Encore interpellé sur "la rénovation thermique des bâtiments", Emmanuel Macron a répondu: "C'est ce qu'on fait!"
"Je veux bien vous répondre, mais vous n'avez pas le courage et la cohérence d'écouter une réponse. Ça vous ressemble, et ça, ça ne sert à rien!", a conclu le chef de l'Etat.
Adepte de la stratégie du coup d'éclat, le collectif Dernière rénovation, fondé début 2022, a déjà perturbé le Tour de France, Roland-Garros ou un match PSG-OM. Vendredi soir, l'une de ses militantes s'est brièvement introduite sur scène lors de la cérémonie des César.
Dans un communiqué, le collectif a revendiqué l'action de son militant en déplorant qu'"aucune mesure d'ampleur pour contrer le dérèglement climatique n'(ait) été prise par le gouvernement".

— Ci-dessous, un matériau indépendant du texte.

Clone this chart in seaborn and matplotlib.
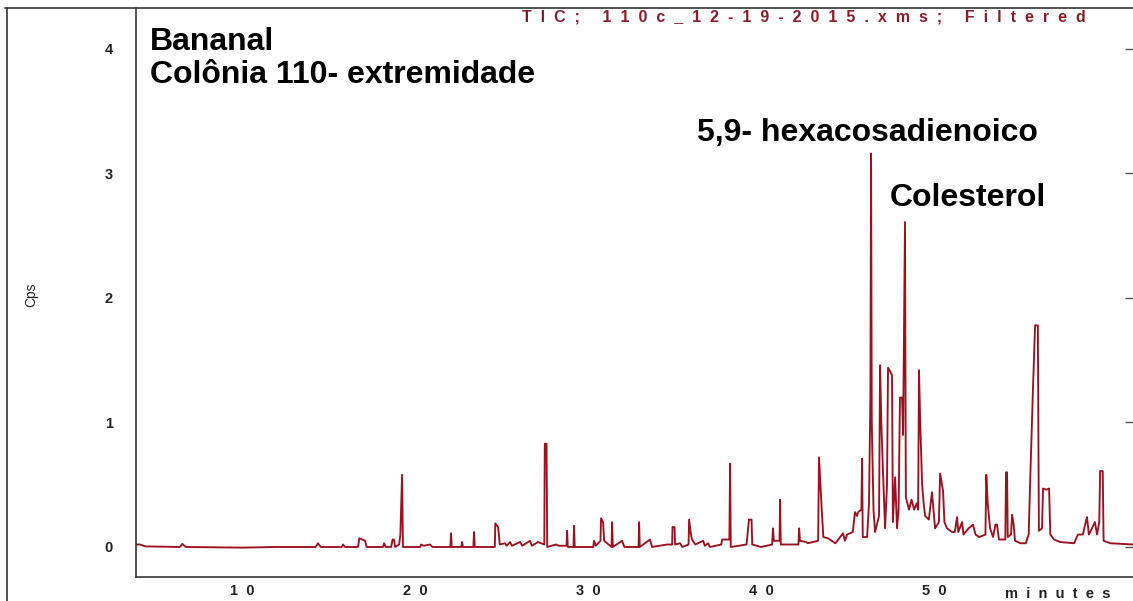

Emmanuel Macron est revenu à plusieurs reprises sur l'épisode dans les travées du salon: "Moi, j'accepte de me faire engueuler, de me faire bousculer, mais j'aime pas tellement l'interpellation sans le débat", a-t-il fait valoir auprès de visiteurs, souvent sous des applaudissements nourris.
Mais de nombreux sifflets ont également jalonné le parcours du chef de l'Etat au cours de l'après-midi, alors que certains manifestants ont été écartés par les agents de sécurité.
"L'ambiance est très conviviale et sympathique: c'est un salon qui se passe bien", a toutefois voulu convaincre le chef de l'Etat, en estimant que "ces petits événements" étaient "normaux".
"Et on ne me parle pas tant que ça des retraites !", a-t-il glissé à plusieurs journalistes, quelques minutes après avoir défendu auprès d'une visiteuse une réforme de "progrès social (pour) ne pas laisser les agriculteurs sans retraite".